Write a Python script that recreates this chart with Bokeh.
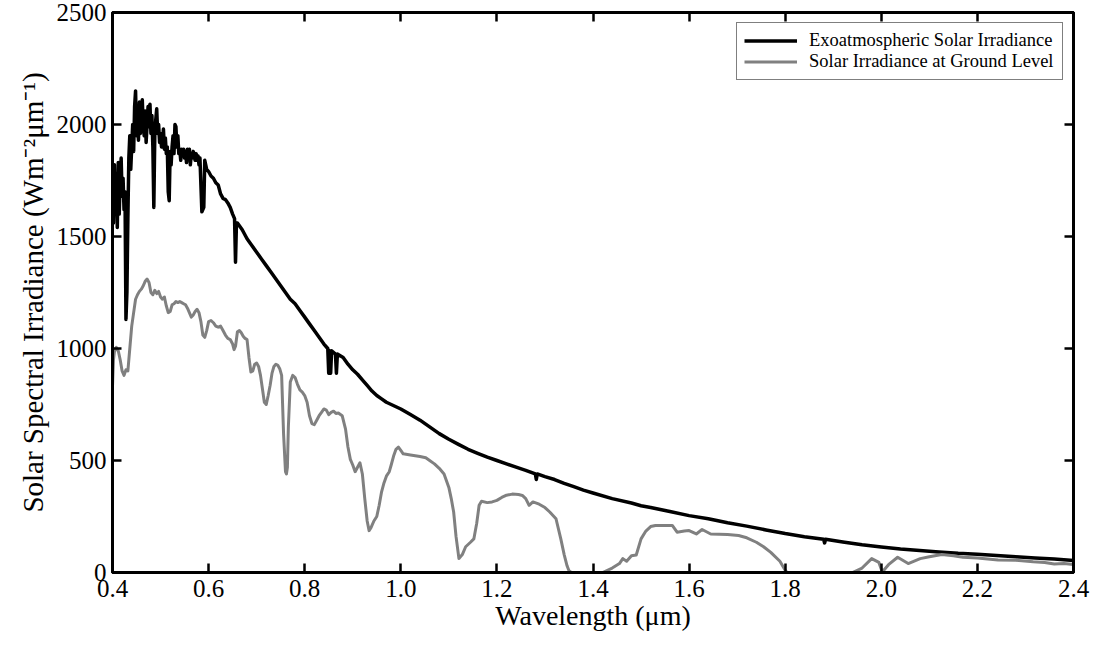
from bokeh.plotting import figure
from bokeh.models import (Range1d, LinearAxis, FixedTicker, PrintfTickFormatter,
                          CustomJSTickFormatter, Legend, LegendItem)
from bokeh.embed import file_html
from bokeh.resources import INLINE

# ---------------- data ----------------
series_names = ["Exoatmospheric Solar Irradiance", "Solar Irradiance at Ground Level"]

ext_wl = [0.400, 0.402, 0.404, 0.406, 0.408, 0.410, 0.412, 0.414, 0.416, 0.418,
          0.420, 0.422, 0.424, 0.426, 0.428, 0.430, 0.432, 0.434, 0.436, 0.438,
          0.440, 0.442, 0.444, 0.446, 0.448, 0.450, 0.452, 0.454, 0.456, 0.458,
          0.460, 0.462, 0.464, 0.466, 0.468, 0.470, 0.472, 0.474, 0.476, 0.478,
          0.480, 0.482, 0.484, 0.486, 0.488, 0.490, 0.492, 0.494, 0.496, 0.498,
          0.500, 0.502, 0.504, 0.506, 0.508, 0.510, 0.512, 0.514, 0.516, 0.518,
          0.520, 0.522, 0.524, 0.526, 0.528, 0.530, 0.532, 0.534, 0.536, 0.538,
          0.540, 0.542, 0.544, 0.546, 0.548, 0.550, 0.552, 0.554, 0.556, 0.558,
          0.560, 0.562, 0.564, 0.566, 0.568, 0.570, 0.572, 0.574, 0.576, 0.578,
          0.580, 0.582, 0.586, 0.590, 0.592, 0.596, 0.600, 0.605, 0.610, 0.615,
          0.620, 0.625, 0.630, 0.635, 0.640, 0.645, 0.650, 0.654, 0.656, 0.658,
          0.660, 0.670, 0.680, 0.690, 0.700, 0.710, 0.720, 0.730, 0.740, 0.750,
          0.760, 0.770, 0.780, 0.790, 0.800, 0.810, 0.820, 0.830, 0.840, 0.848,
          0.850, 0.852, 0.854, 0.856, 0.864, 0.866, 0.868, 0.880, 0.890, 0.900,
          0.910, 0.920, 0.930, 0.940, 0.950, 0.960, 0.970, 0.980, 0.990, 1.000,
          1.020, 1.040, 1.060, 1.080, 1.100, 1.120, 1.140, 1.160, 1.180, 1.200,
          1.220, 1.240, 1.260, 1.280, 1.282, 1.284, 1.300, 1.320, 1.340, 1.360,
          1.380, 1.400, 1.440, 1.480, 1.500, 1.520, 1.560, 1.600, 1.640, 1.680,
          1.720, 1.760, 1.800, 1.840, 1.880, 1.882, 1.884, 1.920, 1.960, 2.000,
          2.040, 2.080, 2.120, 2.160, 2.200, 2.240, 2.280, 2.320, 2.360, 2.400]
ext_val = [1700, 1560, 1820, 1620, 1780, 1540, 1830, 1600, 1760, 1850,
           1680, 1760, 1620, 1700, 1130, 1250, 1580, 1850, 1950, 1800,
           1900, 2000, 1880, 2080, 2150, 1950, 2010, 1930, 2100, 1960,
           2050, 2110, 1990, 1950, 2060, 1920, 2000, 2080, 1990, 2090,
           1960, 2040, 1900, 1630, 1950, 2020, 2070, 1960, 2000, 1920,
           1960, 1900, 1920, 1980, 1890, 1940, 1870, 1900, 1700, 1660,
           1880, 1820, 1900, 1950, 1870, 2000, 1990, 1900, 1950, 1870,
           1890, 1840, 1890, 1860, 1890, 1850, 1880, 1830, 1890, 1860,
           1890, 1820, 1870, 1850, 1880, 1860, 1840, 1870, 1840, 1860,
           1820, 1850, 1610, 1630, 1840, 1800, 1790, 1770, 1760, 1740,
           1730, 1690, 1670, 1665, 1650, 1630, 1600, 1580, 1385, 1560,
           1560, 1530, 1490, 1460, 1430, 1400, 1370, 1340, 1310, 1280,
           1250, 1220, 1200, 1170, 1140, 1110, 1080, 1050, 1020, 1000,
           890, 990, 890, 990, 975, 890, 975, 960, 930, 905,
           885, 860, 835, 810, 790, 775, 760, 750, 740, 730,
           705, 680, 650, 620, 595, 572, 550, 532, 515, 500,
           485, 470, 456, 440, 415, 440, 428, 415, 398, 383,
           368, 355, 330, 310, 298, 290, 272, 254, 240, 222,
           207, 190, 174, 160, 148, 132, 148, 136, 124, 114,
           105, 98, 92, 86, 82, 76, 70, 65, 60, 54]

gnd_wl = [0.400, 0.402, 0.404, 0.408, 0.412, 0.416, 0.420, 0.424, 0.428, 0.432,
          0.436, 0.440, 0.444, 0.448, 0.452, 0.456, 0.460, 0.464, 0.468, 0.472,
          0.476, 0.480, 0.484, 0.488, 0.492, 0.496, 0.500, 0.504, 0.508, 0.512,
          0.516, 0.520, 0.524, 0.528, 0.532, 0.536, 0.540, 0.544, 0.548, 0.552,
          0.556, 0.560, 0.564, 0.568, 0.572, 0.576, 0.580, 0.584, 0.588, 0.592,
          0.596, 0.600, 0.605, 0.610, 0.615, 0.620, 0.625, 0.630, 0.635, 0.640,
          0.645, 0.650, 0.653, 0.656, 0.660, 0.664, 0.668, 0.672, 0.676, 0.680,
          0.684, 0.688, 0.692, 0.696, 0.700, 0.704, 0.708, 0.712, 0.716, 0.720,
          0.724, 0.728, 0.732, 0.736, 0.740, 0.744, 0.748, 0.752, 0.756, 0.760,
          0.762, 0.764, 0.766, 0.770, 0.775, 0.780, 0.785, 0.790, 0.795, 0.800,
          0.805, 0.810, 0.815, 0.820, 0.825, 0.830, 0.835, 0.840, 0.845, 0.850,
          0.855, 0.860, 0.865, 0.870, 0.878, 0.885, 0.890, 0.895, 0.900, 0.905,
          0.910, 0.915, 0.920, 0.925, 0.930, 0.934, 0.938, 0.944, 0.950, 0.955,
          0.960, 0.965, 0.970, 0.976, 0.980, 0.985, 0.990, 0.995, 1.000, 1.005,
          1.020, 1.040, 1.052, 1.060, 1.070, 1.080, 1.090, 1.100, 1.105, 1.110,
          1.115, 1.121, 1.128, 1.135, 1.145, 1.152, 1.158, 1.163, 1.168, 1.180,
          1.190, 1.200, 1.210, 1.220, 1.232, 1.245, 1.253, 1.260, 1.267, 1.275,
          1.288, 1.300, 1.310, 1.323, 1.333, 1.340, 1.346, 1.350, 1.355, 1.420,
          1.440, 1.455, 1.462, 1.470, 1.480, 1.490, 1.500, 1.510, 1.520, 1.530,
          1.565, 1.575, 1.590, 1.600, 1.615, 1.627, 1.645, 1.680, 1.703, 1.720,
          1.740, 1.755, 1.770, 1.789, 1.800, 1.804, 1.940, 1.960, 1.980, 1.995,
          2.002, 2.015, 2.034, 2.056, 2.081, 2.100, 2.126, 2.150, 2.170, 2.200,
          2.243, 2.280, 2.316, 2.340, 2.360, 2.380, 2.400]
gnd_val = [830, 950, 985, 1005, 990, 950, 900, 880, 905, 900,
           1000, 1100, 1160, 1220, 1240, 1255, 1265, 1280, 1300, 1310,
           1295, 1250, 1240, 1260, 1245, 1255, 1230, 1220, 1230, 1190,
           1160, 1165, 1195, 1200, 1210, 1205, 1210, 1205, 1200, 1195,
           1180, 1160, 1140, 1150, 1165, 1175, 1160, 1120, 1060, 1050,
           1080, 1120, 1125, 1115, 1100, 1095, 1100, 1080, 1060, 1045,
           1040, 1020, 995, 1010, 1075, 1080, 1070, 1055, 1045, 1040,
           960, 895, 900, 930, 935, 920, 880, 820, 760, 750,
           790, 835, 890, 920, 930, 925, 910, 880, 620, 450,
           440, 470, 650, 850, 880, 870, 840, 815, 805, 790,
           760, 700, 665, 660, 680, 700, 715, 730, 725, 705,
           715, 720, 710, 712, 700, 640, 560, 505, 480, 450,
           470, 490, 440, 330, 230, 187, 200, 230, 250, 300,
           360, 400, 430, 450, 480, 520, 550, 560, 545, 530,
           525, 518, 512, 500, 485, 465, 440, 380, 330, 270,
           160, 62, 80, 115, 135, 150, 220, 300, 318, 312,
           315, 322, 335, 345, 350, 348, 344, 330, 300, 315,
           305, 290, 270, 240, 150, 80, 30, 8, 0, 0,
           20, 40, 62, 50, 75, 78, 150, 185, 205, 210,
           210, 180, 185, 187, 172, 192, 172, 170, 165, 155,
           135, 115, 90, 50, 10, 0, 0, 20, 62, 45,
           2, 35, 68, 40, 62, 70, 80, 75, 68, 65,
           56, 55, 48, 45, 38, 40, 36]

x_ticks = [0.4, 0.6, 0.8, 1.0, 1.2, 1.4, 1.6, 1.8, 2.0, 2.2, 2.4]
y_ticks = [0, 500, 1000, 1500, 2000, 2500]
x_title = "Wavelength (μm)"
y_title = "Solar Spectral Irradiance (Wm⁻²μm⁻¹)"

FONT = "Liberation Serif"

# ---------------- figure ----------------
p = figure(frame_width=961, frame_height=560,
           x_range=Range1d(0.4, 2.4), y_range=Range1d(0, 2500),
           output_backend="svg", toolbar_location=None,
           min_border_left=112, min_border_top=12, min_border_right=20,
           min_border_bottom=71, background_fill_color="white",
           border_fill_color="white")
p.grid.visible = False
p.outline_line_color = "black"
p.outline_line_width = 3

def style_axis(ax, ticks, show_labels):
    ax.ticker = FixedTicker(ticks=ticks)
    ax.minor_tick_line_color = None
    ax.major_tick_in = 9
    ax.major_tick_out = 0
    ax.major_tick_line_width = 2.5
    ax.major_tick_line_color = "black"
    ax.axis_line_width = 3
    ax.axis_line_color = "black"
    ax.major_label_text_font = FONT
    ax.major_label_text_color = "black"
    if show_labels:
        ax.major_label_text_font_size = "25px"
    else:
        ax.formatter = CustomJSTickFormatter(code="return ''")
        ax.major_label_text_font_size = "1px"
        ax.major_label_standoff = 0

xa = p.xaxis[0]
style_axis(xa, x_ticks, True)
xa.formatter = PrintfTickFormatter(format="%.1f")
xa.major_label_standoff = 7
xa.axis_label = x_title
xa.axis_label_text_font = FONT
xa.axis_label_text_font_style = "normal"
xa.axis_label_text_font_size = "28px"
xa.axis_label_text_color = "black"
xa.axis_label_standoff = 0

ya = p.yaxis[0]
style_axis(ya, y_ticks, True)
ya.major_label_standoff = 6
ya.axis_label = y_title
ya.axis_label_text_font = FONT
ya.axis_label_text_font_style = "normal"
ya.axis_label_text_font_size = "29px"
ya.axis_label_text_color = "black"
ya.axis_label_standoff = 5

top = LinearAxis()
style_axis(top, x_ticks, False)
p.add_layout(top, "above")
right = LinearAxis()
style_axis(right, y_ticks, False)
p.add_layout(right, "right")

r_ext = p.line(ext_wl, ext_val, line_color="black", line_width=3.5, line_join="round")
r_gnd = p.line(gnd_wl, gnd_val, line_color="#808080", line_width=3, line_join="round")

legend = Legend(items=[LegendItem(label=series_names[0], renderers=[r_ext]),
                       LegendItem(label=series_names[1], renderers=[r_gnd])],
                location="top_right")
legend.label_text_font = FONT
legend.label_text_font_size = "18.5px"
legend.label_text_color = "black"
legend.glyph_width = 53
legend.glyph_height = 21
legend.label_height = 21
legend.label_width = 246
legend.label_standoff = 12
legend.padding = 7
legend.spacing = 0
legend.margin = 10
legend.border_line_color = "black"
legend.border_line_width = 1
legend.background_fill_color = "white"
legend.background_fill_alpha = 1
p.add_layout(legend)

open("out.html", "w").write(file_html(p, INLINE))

• [What to produce]: Give again, word for word, every line from the top of the data through the line with "Irradiance at Ground", both ends included, and exclude the pictures.

• [Worked solution]:
Write a Python script that recreates this chart with Bokeh.
from bokeh.plotting import figure
from bokeh.models import (Range1d, LinearAxis, FixedTicker, PrintfTickFormatter,
                          CustomJSTickFormatter, Legend, LegendItem)
from bokeh.embed import file_html
from bokeh.resources import INLINE

# ---------------- data ----------------
series_names = ["Exoatmospheric Solar Irradiance", "Solar Irradiance at Ground Level"]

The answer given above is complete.